Information shown:
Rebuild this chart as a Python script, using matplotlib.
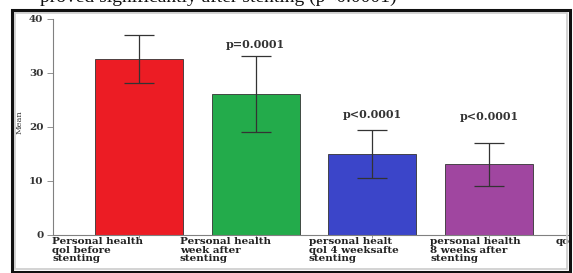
import numpy as np
import matplotlib
matplotlib.use("Agg")
from matplotlib import pyplot as plt
from matplotlib.patches import Rectangle

# data
groups = ["Personal health\nqol before\nstenting",
          "Personal health\nweek after\nstenting",
          "personal healt\nqol 4 weeksafte\nstenting",
          "personal health\n8 weeks after\nstenting"]
means = [32.6, 26.1, 15.0, 13.1]
sds = [4.5, 7.0, 4.4, 4.0]
pvals = ["", "p=0.0001", "p<0.0001", "p<0.0001"]
colors = ["#ec1c24", "#23ab4b", "#3b45c9", "#a046a0"]
yticks = [0, 10, 20, 30, 40]
caption = "proved significantly after stenting (p<0.0001)"

# layout: left edge of each category label, height of each p label
label_dx = [-0.745, -0.65, -0.545, -0.505]
p_y = [0, 35.2, 22.4, 22.0]

fig = plt.figure(figsize=(5.73, 2.73), dpi=100)
ax = fig.add_axes([53/573, 1-235/273, 515/573, 216/273])

x = np.arange(len(means))
ax.bar(x, means, width=0.755, color=colors, edgecolor="#333333", linewidth=0.6, zorder=2)
ax.errorbar(x, means, yerr=sds, fmt="none", ecolor="#333333", elinewidth=0.9,
            capsize=10.5, capthick=0.9, zorder=3)

for xi, p, py in zip(x, pvals, p_y):
    if p:
        ax.text(xi, py, p, ha="center", va="center", fontsize=8,
                family="DejaVu Serif", weight="bold", color="#333333")

ax.set_xlim(-0.737, 3.676)
ax.set_ylim(0, 40)
ax.set_yticks(yticks)
ax.set_yticklabels([str(t) for t in yticks], family="DejaVu Serif", weight="bold",
                   fontsize=7.5, color="#333333")
ax.set_xticks(x)
ax.set_xticklabels([])
ax.tick_params(axis="y", length=4, width=0.6, color="#808080", pad=3)
ax.tick_params(axis="x", length=2, width=0.6, color="#808080")
for sp in ["top", "right"]:
    ax.spines[sp].set_visible(False)
for sp in ["left", "bottom"]:
    ax.spines[sp].set_color("#808080")
    ax.spines[sp].set_linewidth(0.8)

trans = ax.get_xaxis_transform()
for xi, lab, dx in zip(x, groups, label_dx):
    ax.text(xi + dx, -0.01, lab, transform=trans, ha="left", va="top",
            fontsize=7.5, family="DejaVu Serif", weight="bold", linespacing=0.92,
            color="#222222", clip_on=False)
ax.text(3.573, -0.01, "qo", transform=trans, ha="left", va="top", fontsize=7.5,
        family="DejaVu Serif", weight="bold", color="#222222", clip_on=False)

fig.text(20/573, 1-122/273, "Mean", rotation=90, ha="center", va="center",
         fontsize=6, family="DejaVu Serif", color="#333333")

# frame and cut-off caption of the screenshot
fig.patches.append(Rectangle((12/573, 1.2/273), 558/573, 261.8/273, transform=fig.transFigure,
                             fill=False, edgecolor="#111111", linewidth=2.2, zorder=5))
fig.patches.append(Rectangle((15/573, 4/273), 552/573, 256/273, transform=fig.transFigure,
                             fill=False, edgecolor="#cccccc", linewidth=1.2, zorder=1))
fig.text(40/573, 1-1.5/273, caption, ha="left", va="baseline", fontsize=14,
         family="Liberation Serif", color="#111111")

fig.savefig("out.png", dpi=100)
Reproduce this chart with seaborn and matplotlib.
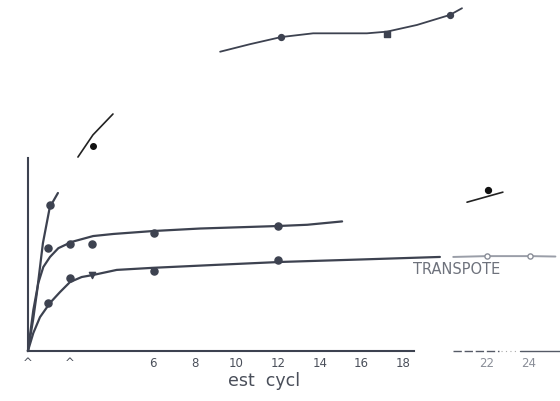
import matplotlib
matplotlib.use("Agg")
import matplotlib.pyplot as plt
import seaborn as sns
import pandas as pd

# ---- data ----
# steep curve (A)
a_x = [0.0, 0.25, 0.43, 0.72, 1.05, 1.44]
a_y = [0.0, 0.75, 1.39, 2.58, 3.44, 3.78]
a_pt_x = [1.06]
a_pt_y = [3.49]

# middle curve (B)
b_x = [0.0, 0.26, 0.5, 0.74, 1.06, 1.46, 2.1, 3.13, 4.1, 6.0, 8.25, 12.0, 13.4, 15.07]
b_y = [0.0, 0.98, 1.63, 2.01, 2.25, 2.46, 2.61, 2.75, 2.8, 2.87, 2.93, 2.99, 3.02, 3.1]
b_pt_x = [0.96, 2.02, 3.07, 6.05, 11.99]
b_pt_y = [2.46, 2.56, 2.56, 2.82, 2.99]

# lower curve (C)
c_x = [0.0, 0.26, 0.58, 1.06, 1.54, 2.02, 2.58, 3.14, 4.26, 6.0, 9.0, 12.1, 16.0, 19.76]
c_y = [0.0, 0.43, 0.81, 1.15, 1.41, 1.65, 1.77, 1.82, 1.94, 1.99, 2.06, 2.13, 2.19, 2.25]
c_pt_x = [0.96, 2.02, 6.05, 11.99]
c_pt_y = [1.15, 1.75, 1.91, 2.18]
c_v_x = [3.07]
c_v_y = [1.81]

# continuation of C on the right (faded)
c2_x = [20.4, 22.0, 24.1, 25.3]
c2_y = [2.25, 2.27, 2.27, 2.26]
c2_pt_x = [22.0, 24.1]
c2_pt_y = [2.27, 2.27]

# top fragment
t_x = [9.22, 10.65, 12.14, 13.68, 16.26, 17.22, 18.66, 20.24, 20.82]
t_y = [7.16, 7.34, 7.51, 7.60, 7.60, 7.64, 7.80, 8.04, 8.20]
t_pt_x = [12.14, 20.24]
t_pt_y = [7.51, 8.04]
t_sq_x = [17.22]
t_sq_y = [7.58]

# small fragment left
s_x = [2.40, 3.12, 4.08]
s_y = [4.64, 5.17, 5.67]
s_pt_x = [3.12]
s_pt_y = [4.90]

# small fragment right
r_x = [21.06, 22.78]
r_y = [3.56, 3.80]
r_pt_x = [22.07]
r_pt_y = [3.85]

x_ticks = [0, 2, 4, 6, 8, 10, 12, 14, 16, 18, 22, 24]
x_tick_labels = ["^", "^", "", "6", "8", "10", "12", "14", "16", "18", "22", "24"]
y_ticks = [1, 2, 3, 4]
label_text = "TRANSPOTE"
xlabel_text = "est  cycl"

# ---- drawing ----
sns.set_theme(style="white")
plt.rcParams['font.family'] = ['DejaVu Sans']

fig = plt.figure(figsize=(5.6, 4.01), dpi=100)
ax = fig.add_axes([0, 0, 1, 1])
ax.set_facecolor("white")

ink = "#3d4250"
faded = "#9a9ea8"


def line(xs, ys, color=ink, lw=1.6):
    df = pd.DataFrame({"x": xs, "y": ys})
    sns.lineplot(data=df, x="x", y="y", ax=ax, sort=False, estimator=None,
                 color=color, lw=lw, clip_on=False)


def pts(xs, ys, color=ink, s=26, marker="o", fc=None):
    df = pd.DataFrame({"x": xs, "y": ys})
    sns.scatterplot(data=df, x="x", y="y", ax=ax, color=fc if fc else color,
                    edgecolor=color, s=s, marker=marker, linewidth=1,
                    clip_on=False, zorder=5)


line(a_x, a_y)
pts(a_pt_x, a_pt_y)
line(b_x, b_y)
pts(b_pt_x, b_pt_y)
line(c_x, c_y)
pts(c_pt_x, c_pt_y)
pts(c_v_x, c_v_y, marker="v", s=20)
line(c2_x, c2_y, color=faded, lw=1.4)
pts(c2_pt_x, c2_pt_y, color="#8a8e98", fc="white", s=14)
line(t_x, t_y, lw=1.3)
pts(t_pt_x, t_pt_y, s=18)
pts(t_sq_x, t_sq_y, marker="s", s=14)
line(s_x, s_y, color="#222222", lw=1.2)
pts(s_pt_x, s_pt_y, color="#111111", s=16)
line(r_x, r_y, color="#222222", lw=1.2)
pts(r_pt_x, r_pt_y, color="#111111", s=18)

# axes frame
px_per_x = 20.85
px_per_y = 41.8
x0_px = 27.9
y0_px = 351
ax.set_xlim(-x0_px / px_per_x, (560 - x0_px) / px_per_x)
ax.set_ylim(-(401 - y0_px) / px_per_y, y0_px / px_per_y)

for side in ["top", "right"]:
    ax.spines[side].set_visible(False)
ax.spines["left"].set_position(("data", 0))
ax.spines["bottom"].set_position(("data", 0))
ax.spines["left"].set_bounds(0, 4.62)
ax.spines["bottom"].set_bounds(0, 18.5)
for side in ["left", "bottom"]:
    ax.spines[side].set_color(ink)
    ax.spines[side].set_linewidth(1.5)

# broken right part of the x axis
ax.plot([20.4, 22.6], [0, 0], color="#555a66", lw=1.0, ls=(0, (6, 2)), clip_on=False)
ax.plot([22.7, 23.5], [0, 0], color="#aaaaaa", lw=0.8, ls=(0, (1, 3)), clip_on=False)
ax.plot([23.6, 25.6], [0, 0], color="#555a66", lw=1.0, clip_on=False)

ax.set_xticks(x_ticks)
ax.set_xticklabels(x_tick_labels)
ax.set_yticks(y_ticks)
ax.set_yticklabels([])
ax.tick_params(axis="x", direction="in", length=6, width=1.2, color=ink,
               labelsize=8.5, labelcolor="#4a4f5a", pad=4)
ax.tick_params(axis="y", direction="in", length=6, width=1.2, color=ink)
for lbl in ax.get_xticklabels()[-2:]:
    lbl.set_color("#8a8e98")
ax.set_xlabel("")
ax.set_ylabel("")

ax.text(18.47, 1.94, label_text, fontsize=10.5, color="#6e727c", va="center",
        ha="left")
ax.text(9.6, -0.72, xlabel_text, fontsize=12.5, color="#4a4f5a", va="center",
        ha="left")

fig.savefig("out.png", dpi=100)
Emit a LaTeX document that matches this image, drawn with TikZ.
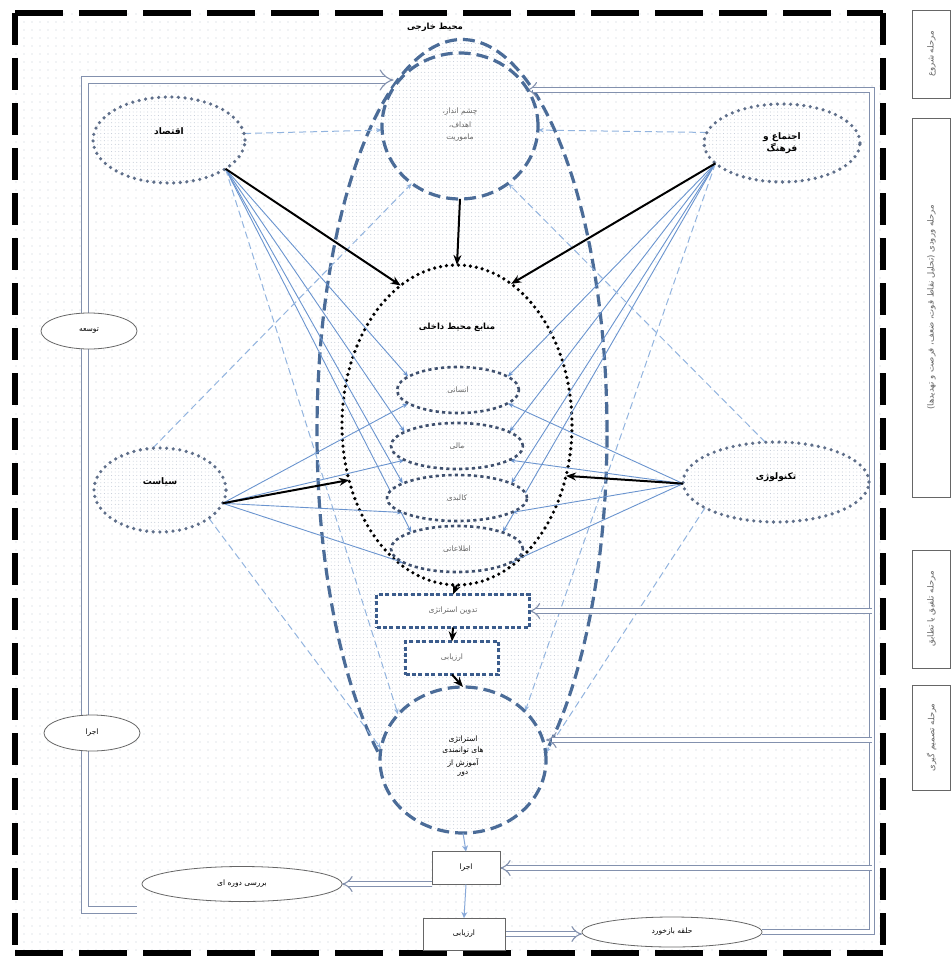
\documentclass[tikz,border=0pt]{standalone}
\usepackage{fontspec}
\newfontfamily\fa[Script=Arabic]{DejaVu Sans}
\TeXXeTstate=1
\usetikzlibrary{shapes.geometric,patterns.meta,arrows.meta,calc}
\newcommand{\fr}[1]{{\fa\beginR #1\endR}}
\definecolor{bordblue}{HTML}{4B6C98}
\definecolor{dotgray}{HTML}{5F6F8A}
\definecolor{subblue}{HTML}{3F506E}
\definecolor{boxblue}{HTML}{3B5C8C}
\definecolor{linkblue}{HTML}{6A94CF}
\definecolor{dashblue}{HTML}{92B4DF}
\definecolor{dblgray}{HTML}{8391AE}
\definecolor{bgdot}{HTML}{C5CCD8}
\definecolor{indot}{HTML}{B5BECD}
\definecolor{txtgray}{HTML}{666666}
\pgfdeclarelayer{back}
\pgfdeclarelayer{mid}
\pgfsetlayers{back,mid,main}
\begin{document}
\begin{tikzpicture}[x=1pt,y=-1pt,
  every node/.style={inner sep=0pt,outer sep=0pt},
  dotfill/.style={preaction={fill=white},pattern={Dots[distance=3.6pt,radius=0.45pt]},pattern color=indot},
  factor/.style={ellipse,draw=dotgray,line width=3.6pt,dash pattern=on 0pt off 6.6pt,line cap=round,dotfill,
    font=\fontsize{9}{12}\selectfont\bfseries,align=center},
  bigdash/.style={ellipse,draw=bordblue,line width=3.2pt,dash pattern=on 12pt off 6pt,dotfill,
    font=\fontsize{7.5}{11}\selectfont,align=center},
  innerell/.style={ellipse,draw=black,line width=3.6pt,dash pattern=on 0pt off 6pt,line cap=round,dotfill},
  subell/.style={ellipse,draw=subblue,line width=2.6pt,dash pattern=on 3.2pt off 3.2pt,dotfill,
    minimum height=46pt,font=\fontsize{7.5}{9}\selectfont,text=txtgray},
  dashbox/.style={rectangle,draw=boxblue,line width=3.6pt,dash pattern=on 4pt off 2.4pt,fill=white,
    font=\fontsize{7.5}{9}\selectfont,text=txtgray},
  plainbox/.style={rectangle,draw=txtgray,line width=0.8pt,fill=white,font=\fontsize{7.5}{9}\selectfont},
  plainell/.style={ellipse,draw=txtgray,line width=0.8pt,fill=white,font=\fontsize{7.5}{9}\selectfont},
  stagebox/.style={rectangle,draw=txtgray,line width=0.9pt,fill=white,rotate=90,minimum height=38pt,
    font=\fontsize{8.5}{10}\selectfont,text=txtgray},
  blink/.style={draw=linkblue,line width=0.9pt,-{Stealth[length=6pt,width=4.5pt]}},
  dlink/.style={draw=dashblue,line width=1pt,dash pattern=on 7pt off 4pt,-{Stealth[length=6pt,width=4.5pt]}},
  blk/.style={draw=black,line width=2pt,-{Stealth[length=10pt,width=8pt]}},
  smallarr/.style={draw=linkblue!80,line width=1pt,-{Stealth[length=6pt,width=6pt,open]}},
  dbl/.style={draw=dblgray,line width=1.1pt,double=white,double distance=4.5pt,line join=miter,-{Implies[]}},
]
% ---------- background ----------
\begin{pgfonlayer}{back}
  \fill[white] (0,0) rectangle (952,958);
  \fill[pattern={Dots[distance=8pt,radius=0.6pt]},pattern color=bgdot] (15,13) rectangle (883,953);
  \node[bigdash,minimum width=290pt,minimum height=785pt] (bigE) at (462,432) {};
  \node[innerell,minimum width=230pt,minimum height=320pt] (innerE) at (457,425) {};
  \node[font=\fontsize{8.5}{10}\selectfont\bfseries] (innerT) at (457,327) {\fr{منابع محیط داخلی}};
\end{pgfonlayer}
% outer dashed frame
\draw[line width=6pt,dash pattern=on 48pt off 16pt] (15,13) -- (883,13);
\draw[line width=6pt,dash pattern=on 48pt off 16pt] (15,953) -- (883,953);
\draw[line width=6pt,dash pattern=on 32pt off 13pt] (15,13) -- (15,953);
\draw[line width=6pt,dash pattern=on 32pt off 13pt] (883,13) -- (883,953);
\node[font=\fontsize{8.5}{10}\selectfont\bfseries] (title) at (435,27) {\fr{محیط خارجی}};

% ---------- nodes ----------
\node[bigdash,minimum width=156pt,minimum height=146pt,text=txtgray] (vision) at (460,126)
  {\raisebox{5pt}{\shortstack{\fr{چشم انداز،}\\[3pt]\fr{اهداف،}\\[3pt]\fr{ماموریت}}}};
\node[factor,minimum width=152pt,minimum height=86pt] (econ) at (169,140) {\raisebox{17pt}{\fr{اقتصاد}}};
\node[factor,minimum width=156pt,minimum height=78pt] (soc) at (782,143) {\fr{اجتماع و}\\\fr{فرهنگ}};
\node[factor,minimum width=132pt,minimum height=84pt] (pol) at (160,490) {\raisebox{17pt}{\fr{سیاست}}};
\node[factor,minimum width=186pt,minimum height=80pt] (tech) at (776,482) {\raisebox{12pt}{\fr{تکنولوژی}}};

\node[subell,minimum width=122pt] (hum) at (458,390) {\fr{انسانی}};
\node[subell,minimum width=132pt] (fin) at (457,446) {\fr{مالی}};
\node[subell,minimum width=140pt] (phy) at (457,498) {\fr{کالبدی}};
\node[subell,minimum width=132pt] (inf) at (457,549) {\fr{اطلاعاتی}};

\node[dashbox,minimum width=153pt,minimum height=33pt] (plan) at (453,611) {\fr{تدوین استراتژی}};
\node[dashbox,minimum width=93pt,minimum height=33pt] (eval1) at (452,658) {\fr{ارزیابی}};
\node[bigdash,minimum width=166pt,minimum height=146pt,text=black] (strat) at (463,760)
  {\raisebox{10pt}{\shortstack{\fr{استراتژی}\\[1pt]\fr{های توانمندی}\\[1pt]\fr{آموزش از}\\[1pt]\fr{دور}}}};

\node[plainbox,minimum width=68pt,minimum height=33pt] (exec) at (466,868) {\fr{اجرا}};
\node[plainbox,minimum width=82pt,minimum height=32pt] (eval2) at (464,934) {\fr{ارزیابی}};
\node[plainell,minimum width=200pt,minimum height=35pt] (review) at (242,884) {\fr{بررسی دوره ای}};
\node[plainell,minimum width=180pt,minimum height=30pt] (feedback) at (672,932) {\fr{حلقه بازخورد}};
\node[plainell,minimum width=96pt,minimum height=36pt] (dev) at (89,331) {\fr{توسعه}};
\node[plainell,minimum width=96pt,minimum height=36pt] (exec2) at (92,733) {\fr{اجرا}};

\node[stagebox,minimum width=88pt] (s1) at (931.5,54) {\fr{مرحله شروع}};
\node[stagebox,minimum width=379pt] (s2) at (931.5,307.5) {\fr{مرحله ورودی (تحلیل نقاط قوت، ضعف، فرصت و تهدیدها)}};
\node[stagebox,minimum width=118pt] (s3) at (931.5,609) {\fr{مرحله تلفیق یا تطابق}};
\node[stagebox,minimum width=105pt] (s4) at (931.5,737.5) {\fr{مرحله تصمیم گیری}};

% hubs and corner points
\coordinate (econhub) at (econ.-27);
\coordinate (sochub) at (soc.197);
\coordinate (polhub) at (pol.-12);
\coordinate (techhub) at (tech.181);
\coordinate (lfree) at (137,910);
\coordinate (lbot) at (85,910);
\coordinate (ltop) at (85,80);
\coordinate (rbot) at (872,932);
\coordinate (rtop) at (872,90);
\coordinate (r1) at (872,611);
\coordinate (r2) at (872,740);
\coordinate (r3) at (872,868);

% ---------- thin connectors (under the nodes) ----------
\begin{pgfonlayer}{mid}
  \foreach \t/\a in {hum/165,fin/165,phy/165,inf/160} {\draw[blink] (econhub) -- (\t.\a);}
  \foreach \t/\a in {hum/195,fin/195,phy/195,inf/195} {\draw[blink] (polhub) -- (\t.\a);}
  \foreach \t/\a in {hum/15,fin/15,phy/15,inf/20} {\draw[blink] (sochub) -- (\t.\a);}
  \foreach \t/\a in {hum/-15,fin/-15,phy/-15,inf/-15} {\draw[blink] (techhub) -- (\t.\a);}
  \draw[dlink] (econ.5) -- (vision.183);
  \draw[dlink] (soc.172) -- (vision.-3);
  \draw[dlink] (pol.100) -- (vision.230);
  \draw[dlink] (tech.105) -- (vision.-50);
  \draw[dlink] (econhub) -- (strat.145);
  \draw[dlink] (pol.-30) -- (strat.172);
  \draw[dlink] (sochub) -- (strat.38);
  \draw[dlink] (tech.200) -- (strat.5);
  % hollow block arrows
  \draw[dbl,double distance=6.5pt] (lfree) -- (lbot) -- (ltop) -- (ltop -| vision.150);
  \draw[dbl] (feedback.east) -- (rbot) -- (rtop) -- (rtop -| vision.30);
  \draw[dbl] (r1) -- (r1 -| plan.east);
  \draw[dbl] (r2) -- (r2 -| strat.east);
  \draw[dbl] (r3) -- (r3 -| exec.east);
  \draw[dbl] (exec.west |- review.east) -- (review.east);
  \draw[dbl] (eval2.east) -- (eval2.east -| feedback.west);
\end{pgfonlayer}

% ---------- thick arrows ----------
\draw[blk] (vision.south) -- (innerE.north);
\draw[blk] (econhub) -- (innerE.112);
\draw[blk] (sochub) -- (innerE.69);
\draw[blk] (polhub) -- (innerE.207);
\draw[blk] (techhub) -- (innerE.-25);
\draw[blk] (innerE.south) -- (plan.north);
\draw[blk] (plan.south) -- (eval1.north);
\draw[blk] (eval1.south) -- (strat.north);
\draw[smallarr] (strat.south) -- (exec.north);
\draw[smallarr] (exec.south) -- (eval2.north);
\end{tikzpicture}
\end{document}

Directions for this task: Output exactly the span of lines from the top of the listing through the line holding "capsize=10.5, capthick=0.9, zorder=3)", and leave every picture out.

Final answer:
Rebuild this chart as a Python script, using matplotlib.
import numpy as np
import matplotlib
matplotlib.use("Agg")
from matplotlib import pyplot as plt
from matplotlib.patches import Rectangle

# data
groups = ["Personal health\nqol before\nstenting",
          "Personal health\nweek after\nstenting",
          "personal healt\nqol 4 weeksafte\nstenting",
          "personal health\n8 weeks after\nstenting"]
means = [32.6, 26.1, 15.0, 13.1]
sds = [4.5, 7.0, 4.4, 4.0]
pvals = ["", "p=0.0001", "p<0.0001", "p<0.0001"]
colors = ["#ec1c24", "#23ab4b", "#3b45c9", "#a046a0"]
yticks = [0, 10, 20, 30, 40]
caption = "proved significantly after stenting (p<0.0001)"

# layout: left edge of each category label, height of each p label
label_dx = [-0.745, -0.65, -0.545, -0.505]
p_y = [0, 35.2, 22.4, 22.0]

fig = plt.figure(figsize=(5.73, 2.73), dpi=100)
ax = fig.add_axes([53/573, 1-235/273, 515/573, 216/273])

x = np.arange(len(means))
ax.bar(x, means, width=0.755, color=colors, edgecolor="#333333", linewidth=0.6, zorder=2)
ax.errorbar(x, means, yerr=sds, fmt="none", ecolor="#333333", elinewidth=0.9,
            capsize=10.5, capthick=0.9, zorder=3)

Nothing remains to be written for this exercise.